Time structure of inbound and outbound sorties under different weather characteristics.

The analysis yields distinct 24-h arrival and departure schedule structures under varying weather conditions. In the graphical representation of these structures, each time slot is defined by the upper and lower limits of three curves corresponding to that specific interval. The lower limit curve symbolizes the schedule parameters under adverse weather conditions, characterized by factors such as high precipitation and strong winds. Conversely, the upper limit curve corresponds to favorable weather conditions, like clear skies and mild winds.

The area enclosed between these two curves represents the schedule structure under normalized weather conditions—essentially, the typical scenario that falls between the extremes of adverse and favorable weather. This delineation is crucial as it suggests that reducing the number of flights during adverse weather conditions, as compared to favorable weather, can mitigate delays to a certain degree.

Moreover, the flight arrangements that fall within this defined range are indicative of a balance being struck between maintaining a level of flight normalcy and meeting market demand. This range serves as a guideline for airports to formulate their planned schedule structures. It provides a strategic framework for optimizing flight schedules, taking into account the fluctuating nature of weather conditions and their impact on flight operations, thus aiding airports in enhancing operational efficiency and passenger satisfaction.

Conclusion

The construction of a schedule structure in civil aviation schedule management is a delicate equilibrium between market demand and the availability of scheduling resources. It also reflects the operational assurance capabilities of the aviation system. One of the primary challenges lies in developing a viable 18–24 h schedule profile for busy airports that aligns with the expectations of declared capacity and accommodates schedule changes, while maintaining a sense of normalcy.

A crucial aspect of this challenge is establishing a link between flight delays and the frequency of takeoffs and landings. In this context, the use of random forest classification and regression models for flight delay prediction has demonstrated superior fitting accuracy and precision compared to support vector machines. The regression model, in particular, formulates a mathematical relationship between departure flights, arrival flights, and delays.

By employing clustering techniques, complex weather conditions are categorized into adverse, favorable, and normalized weather scenarios. This categorization allows for the derivation of delay profiles under each of these conditions. Subsequently, the regression model outlines the upper and lower limits of delays, along with the expected schedule structure for each weather scenario.

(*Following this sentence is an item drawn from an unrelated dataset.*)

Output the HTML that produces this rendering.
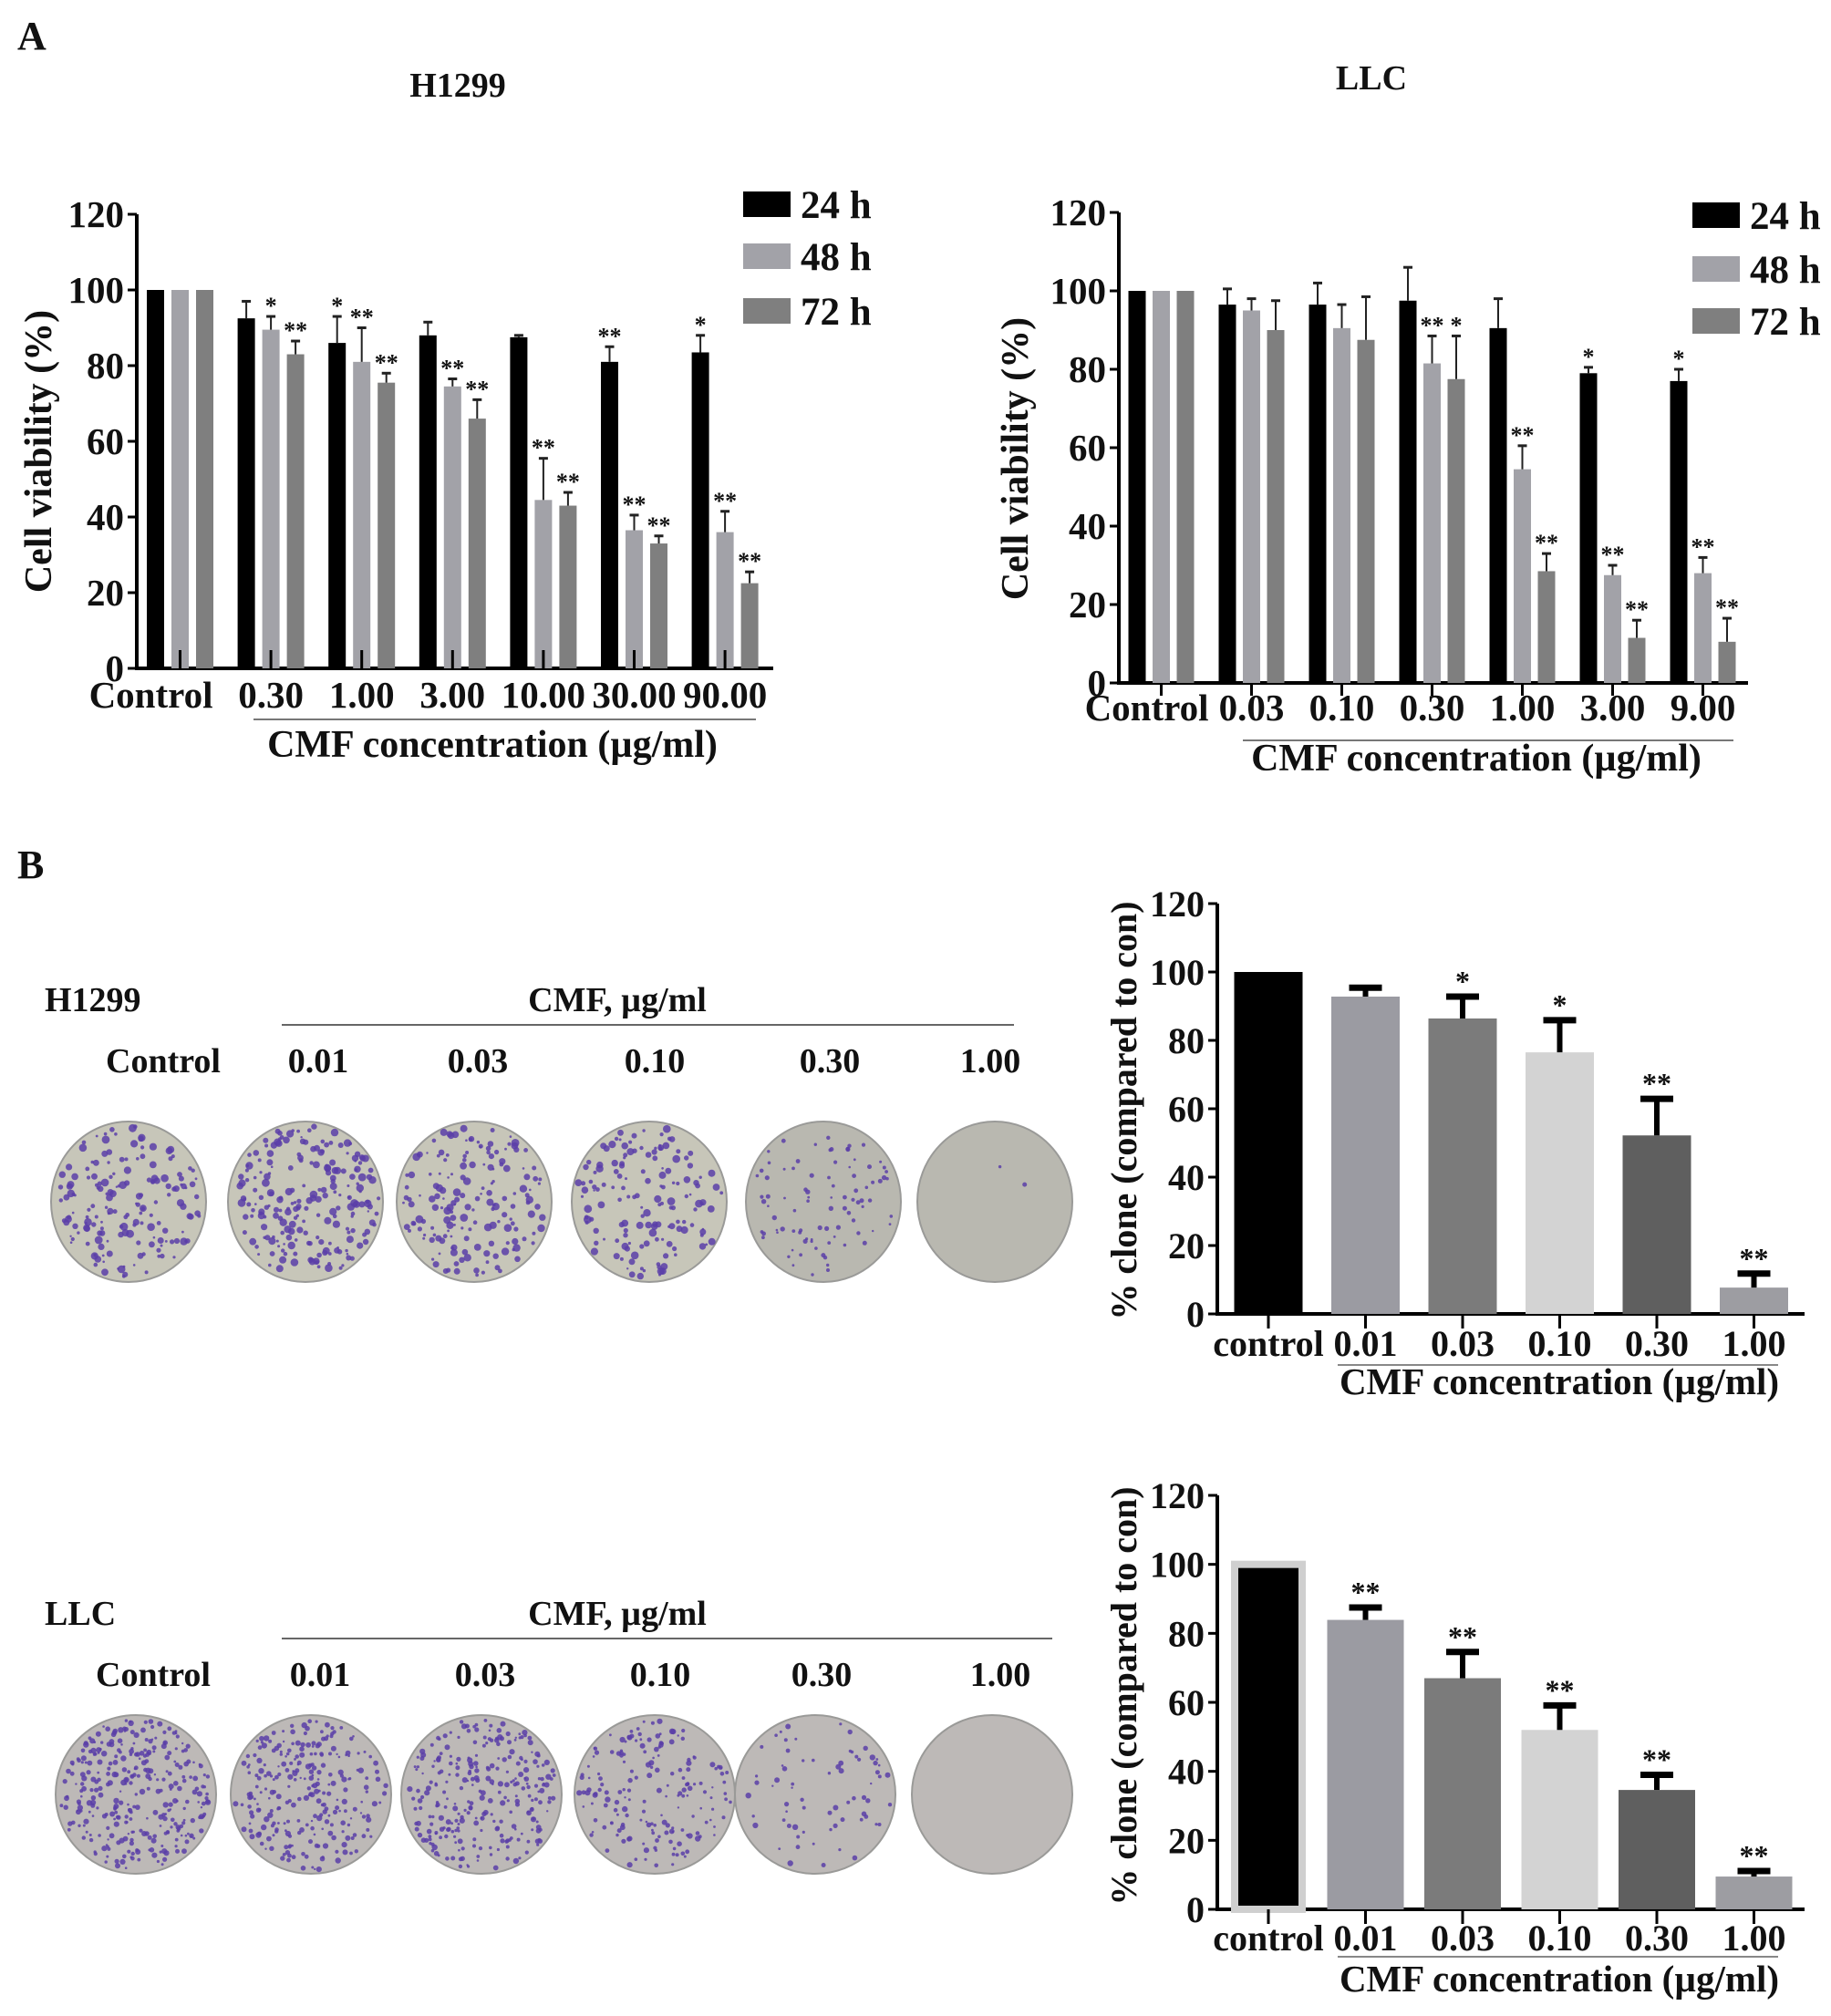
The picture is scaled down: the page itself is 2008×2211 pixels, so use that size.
<!DOCTYPE html>
<html><head><meta charset="utf-8"><title>CMF viability and clonogenic assays</title>
<style>
html,body{margin:0;padding:0;background:#fff;}
svg{display:block;font-family:"Liberation Serif","DejaVu Serif",serif;}
text{font-weight:bold;fill:#111;}
</style></head>
<body>
<svg id="fig" xmlns="http://www.w3.org/2000/svg" width="2008" height="2211" viewBox="0 0 2008 2211">
  <text x="19" y="54" font-size="44">A</text>
  <text x="19" y="963" font-size="44">B</text>
  <text x="502" y="106" font-size="38" text-anchor="middle">H1299</text>
  <text x="1504" y="98" font-size="38" text-anchor="middle">LLC</text>
  <g id="a1"></g>
  <g id="a2"></g>
  <g id="b1"></g>
  <g id="b2"></g>
  <g id="dishes"></g>
</svg>
<script>
// ---------- Panel A data ----------
const a1Categories = ["Control","0.30","1.00","3.00","10.00","30.00","90.00"];
const a1Series24 = [100,92.5,86,88,87.5,81,83.5];
const a1Err24 = [0,4.5,7,3.5,0.5,4,4.5];
const a1Series48 = [100,89.5,81,74.5,44.5,36.5,36];
const a1Err48 = [0,3.5,9,2,11,4,5.5];
const a1Series72 = [100,83,75.5,66,43,33,22.5];
const a1Err72 = [0,3.5,2.5,5,3.5,2,3];
const a1Stars24 = ["","","*","","","**","*"];
const a1Stars48 = ["","*","**","**","**","**","**"];
const a1Stars72 = ["","**","**","**","**","**","**"];

const a2Categories = ["Control","0.03","0.10","0.30","1.00","3.00","9.00"];
const a2Series24 = [100,96.5,96.5,97.5,90.5,79,77];
const a2Err24 = [0,4,5.5,8.5,7.5,1.5,3];
const a2Series48 = [100,95,90.5,81.5,54.5,27.5,28];
const a2Err48 = [0,3,6,7,6,2.5,4];
const a2Series72 = [100,90,87.5,77.5,28.5,11.5,10.5];
const a2Err72 = [0,7.5,11,11,4.5,4.5,6];
const a2Stars24 = ["","","","","","*","*"];
const a2Stars48 = ["","","","**","**","**","**"];
const a2Stars72 = ["","","","*","**","**","**"];

const yTicksA = [0,20,40,60,80,100,120];
const legendLabels = ["24 h","48 h","72 h"];

// ---------- Panel B data ----------
const bCategories = ["control","0.01","0.03","0.10","0.30","1.00"];
const b1Values = [100,92.8,86.4,76.5,52.2,7.7];
const b1Errors = [0,2.6,6.4,9.4,10.7,4.1];
const b1Stars = ["","","*","*","**","**"];
const b2Values = [100,83.9,67,52,34.6,9.5];
const b2Errors = [0,3.6,7.6,7.1,4.4,1.6];
const b2Stars = ["","**","**","**","**","**"];
const yTicksB = [0,20,40,60,80,100,120];

const NS = "http://www.w3.org/2000/svg";
function mk(parent, tag, attrs, txt){
  const e = document.createElementNS(NS, tag);
  for (const k in attrs) e.setAttribute(k, attrs[k]);
  if (txt !== undefined) e.textContent = txt;
  parent.appendChild(e);
  return e;
}
const seriesColors = ["#000000","#a2a2a8","#7f7f7f"];

function grouped(g, cfg, cats, vals, errs, stars){
  const yS = v => cfg.y0 - (v/120)*(cfg.y0 - cfg.y120);
  const xC = i => cfg.c0 + i*cfg.step;
  let e = mk(g,"line",{x1:cfg.ax,y1:cfg.y120,x2:cfg.ax,y2:cfg.y0,stroke:"#000","stroke-width":4});
   
  e = mk(g,"line",{x1:cfg.ax-2,y1:cfg.y0,x2:cfg.axEnd,y2:cfg.y0,stroke:"#000","stroke-width":4});
   
  yTicksA.forEach(t=>{
    mk(g,"line",{x1:cfg.ax-10,y1:yS(t),x2:cfg.ax,y2:yS(t),stroke:"#000","stroke-width":3});
    const tl = mk(g,"text",{x:cfg.ax-14,y:yS(t)+14,"font-size":41,"text-anchor":"end"},t);
     
  });
  const offs = [-cfg.off,0,cfg.off];
  cats.forEach((c,i)=>{
    for (let s=0;s<3;s++){
      const v = vals[s][i], er = errs[s][i];
      const cx = xC(i)+offs[s];
      const b = mk(g,"rect",{x:cx-cfg.bw/2,y:yS(v),width:cfg.bw,height:cfg.y0-yS(v),fill:seriesColors[s]});
      
      
      if (er>0){
        mk(g,"line",{x1:cx,y1:yS(v),x2:cx,y2:yS(v+er),stroke:"#222","stroke-width":2});
        mk(g,"line",{x1:cx-5,y1:yS(v+er),x2:cx+5,y2:yS(v+er),stroke:"#222","stroke-width":3});
      }
      if (stars[s][i]){
        const st = mk(g,"text",{x:cx,y:yS(v+er)-3,"font-size":26,"text-anchor":"middle"},stars[s][i]);
         
      }
    }
    mk(g,"line",{x1:xC(i),y1:cfg.y0+cfg.tickDir[0],x2:xC(i),y2:cfg.y0+cfg.tickDir[1],stroke:"#000","stroke-width":3});
    const lx = i===0 ? xC(i)+cfg.ctrlEnd : xC(i);
    const lbl = mk(g,"text",{x:lx,y:cfg.tickY,"font-size":41,"text-anchor":i===0?"end":"middle"},c);
     
  });
  e = mk(g,"line",{x1:cfg.lineX1,y1:cfg.lineY,x2:cfg.lineX2,y2:cfg.lineY,stroke:"#777","stroke-width":2});
   
  e = mk(g,"text",{x:cfg.titleX,y:cfg.titleY,"font-size":42,"text-anchor":"middle"},"CMF concentration (\u00b5g/ml)");
   
  e = mk(g,"text",{x:0,y:0,"font-size":42,"text-anchor":"middle",transform:`translate(${cfg.ytX},${cfg.ytY}) rotate(-90)`},"Cell viability (%)");
   
  legendLabels.forEach((l,k)=>{
    const r = mk(g,"rect",{x:cfg.legX,y:cfg.legY[k]-14,width:52,height:28,fill:seriesColors[k]});
     
    const t = mk(g,"text",{x:cfg.legX+63,y:cfg.legY[k]+15,"font-size":43},l);
     
  });
}

grouped(document.getElementById('a1'),
  {ax:150,axEnd:848,y0:733,y120:235,c0:197.5,step:99.6,off:27,bw:19,tickDir:[0,-20],tickY:776,ctrlEnd:36,
   lineX1:278,lineX2:829,lineY:789,titleX:540,titleY:830,ytX:56,ytY:495,legX:815,legY:[224,281,341]},
  a1Categories,[a1Series24,a1Series48,a1Series72],[a1Err24,a1Err48,a1Err72],[a1Stars24,a1Stars48,a1Stars72]);
grouped(document.getElementById('a2'),
  {ax:1227,axEnd:1917,y0:749,y120:233,c0:1273.5,step:99,off:26.5,bw:19,tickDir:[0,14],tickY:790,ctrlEnd:52,
   lineX1:1363,lineX2:1901,lineY:812,titleX:1619,titleY:845,ytX:1127,ytY:503,legX:1856,legY:[236,295,352]},
  a2Categories,[a2Series24,a2Series48,a2Series72],[a2Err24,a2Err48,a2Err72],[a2Stars24,a2Stars48,a2Stars72]);

const bColors = ["#000000","#9b9ba2","#7b7b7b","#d3d3d3","#5f5f5f","#9d9da2"];
function single(g,cfg,cats,vals,errs,stars){
  const yS = v => cfg.y0 - (v/120)*(cfg.y0 - cfg.y120);
  const xC = i => cfg.c0 + i*cfg.step;
  let e = mk(g,"line",{x1:cfg.ax,y1:cfg.y120,x2:cfg.ax,y2:cfg.y0,stroke:"#000","stroke-width":4});
   
  e = mk(g,"line",{x1:cfg.ax-2,y1:cfg.y0,x2:cfg.axEnd,y2:cfg.y0,stroke:"#000","stroke-width":4});
   
  yTicksB.forEach(t=>{
    mk(g,"line",{x1:cfg.ax-10,y1:yS(t),x2:cfg.ax,y2:yS(t),stroke:"#000","stroke-width":3});
    const tl = mk(g,"text",{x:cfg.ax-14,y:yS(t)+14,"font-size":40,"text-anchor":"end"},t);
     
  });
  cats.forEach((c,i)=>{
    const v=vals[i], er=errs[i], cx=xC(i);
    const attrs = {x:cx-cfg.bw/2,y:yS(v),width:cfg.bw,height:cfg.y0-yS(v),fill:bColors[i]};
    if (i===0 && cfg.ctrlBorder){ attrs.stroke="#cfcfcf"; attrs["stroke-width"]=8; attrs.x=cx-cfg.bw/2+5; attrs.width=cfg.bw-10; }
    const b = mk(g,"rect",attrs);
    
    
    if (er>0){
      mk(g,"line",{x1:cx,y1:yS(v),x2:cx,y2:yS(v+er),stroke:"#000","stroke-width":6});
      mk(g,"line",{x1:cx-18,y1:yS(v+er),x2:cx+18,y2:yS(v+er),stroke:"#000","stroke-width":7});
    }
    if (stars[i]){
      const st = mk(g,"text",{x:cx,y:yS(v+er)-6,"font-size":32,"text-anchor":"middle"},stars[i]);
       
    }
    mk(g,"line",{x1:cx,y1:cfg.y0,x2:cx,y2:cfg.y0+16,stroke:"#000","stroke-width":3});
    const lbl = mk(g,"text",{x:cx,y:cfg.tickY,"font-size":40,"text-anchor":"middle"},c);
     
  });
  e = mk(g,"line",{x1:1467,y1:cfg.lineY,x2:1950,y2:cfg.lineY,stroke:"#888","stroke-width":2});
   
  e = mk(g,"text",{x:1710,y:cfg.titleY,"font-size":41,"text-anchor":"middle"},"CMF concentration (\u00b5g/ml)");
   
  e = mk(g,"text",{x:0,y:0,"font-size":40,"text-anchor":"middle",transform:`translate(${cfg.ytX},${cfg.ytY}) rotate(-90)`},"% clone (compared to con)");
   
}
single(document.getElementById('b1'),
  {ax:1335,axEnd:1979,y0:1441,y120:991,c0:1391,step:106.5,bw:75,tickY:1487,lineY:1497,titleY:1529,ytX:1246,ytY:1218},
  bCategories,b1Values,b1Errors,b1Stars);
single(document.getElementById('b2'),
  {ax:1335,axEnd:1979,y0:2094,y120:1640,c0:1391,step:106.5,bw:84,ctrlBorder:true,tickY:2139,lineY:2146,titleY:2184,ytX:1246,ytY:1860},
  bCategories,b2Values,b2Errors,b2Stars);

// ---------- Colony dishes (illustration) ----------
const dg = document.getElementById('dishes');
let seed = 12345;
function rnd(){ seed = (seed*16807) % 2147483647; return seed/2147483647; }
function header(cell, yLabel, yLine, yConc, lineEnd, concX){
  let e = mk(dg,"text",{x:49,y:yLabel,"font-size":38},cell);
   
  e = mk(dg,"text",{x:677,y:yLabel,"font-size":38,"text-anchor":"middle"},"CMF, \u00b5g/ml");
   
  e = mk(dg,"line",{x1:309,y1:yLine,x2:lineEnd,y2:yLine,stroke:"#666","stroke-width":2});
   
  ["Control","0.01","0.03","0.10","0.30","1.00"].forEach((t,i)=>{
    const c = mk(dg,"text",{x:concX[i],y:yConc,"font-size":38,"text-anchor":"middle"},t);
     
  });
}
function dish(cx,cy,rx,ry,bg,n,dot){
  const el = mk(dg,"ellipse",{cx:cx,cy:cy,rx:rx,ry:ry,fill:bg,stroke:"#9a9a98","stroke-width":2});
   
  for(let k=0;k<n;k++){
    const a=rnd()*Math.PI*2, r=Math.sqrt(rnd())*0.95;
    const s = 1.2+rnd()*dot;
    mk(dg,"circle",{cx:(cx+Math.cos(a)*r*rx).toFixed(1),cy:(cy+Math.sin(a)*r*ry).toFixed(1),r:s.toFixed(1),fill:"#5b3ea8","fill-opacity":0.85});
  }
}
header("H1299",1109,1124,1176,1112,[179,349,524,718,910,1086]);
[[141,170],[335,220],[520,170],[712,150],[903,90],[1091,2]].forEach((d,i)=>{
  dish(d[0],1318,85,88,i<4?"#c7c6b9":"#b9b8b0",d[1],i<4?3.2:1.6);
});
header("LLC",1782,1797,1849,1154,[168,351,532,724,901,1097]);
[[149,320],[341,260],[528,280],[718,180],[894,70],[1088,0]].forEach((d,i)=>{
  dish(d[0],1968,88,87,"#bdb9b7",d[1],2.0);
});
</script>
</body></html>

However, it’s important to note that the differentiation between adverse, favorable, and normalized weather in this study is somewhat broad, based primarily on clustering results. Future research can delve deeper into refining and studying normalized weather information, thus providing a more nuanced and comprehensive basis for constructing flight schedule structures.

Looking ahead, in a stable operational environment, more detailed delay predictions and capacity profile constructions can be achieved through refined weather clustering. This enhancement will enable the determination of reasonable daily flight levels for airports across different flight seasons. Such advancements would be invaluable in assisting schedule management for authorities and air traffic flow management during various strategic and tactical periods. Additionally, it provides airlines and airports with detailed decision-making information for assessing delay risks, allocating capacity and resources, and adjusting schedule arrangements.

Overall, this approach lays a refined and comprehensive foundation for future research, significantly aiding in the effective management of flight schedules, air traffic flow, and resource allocation. It holds particular promise in assessing and mitigating delay risks and in adjusting schedules to optimize operational efficiency.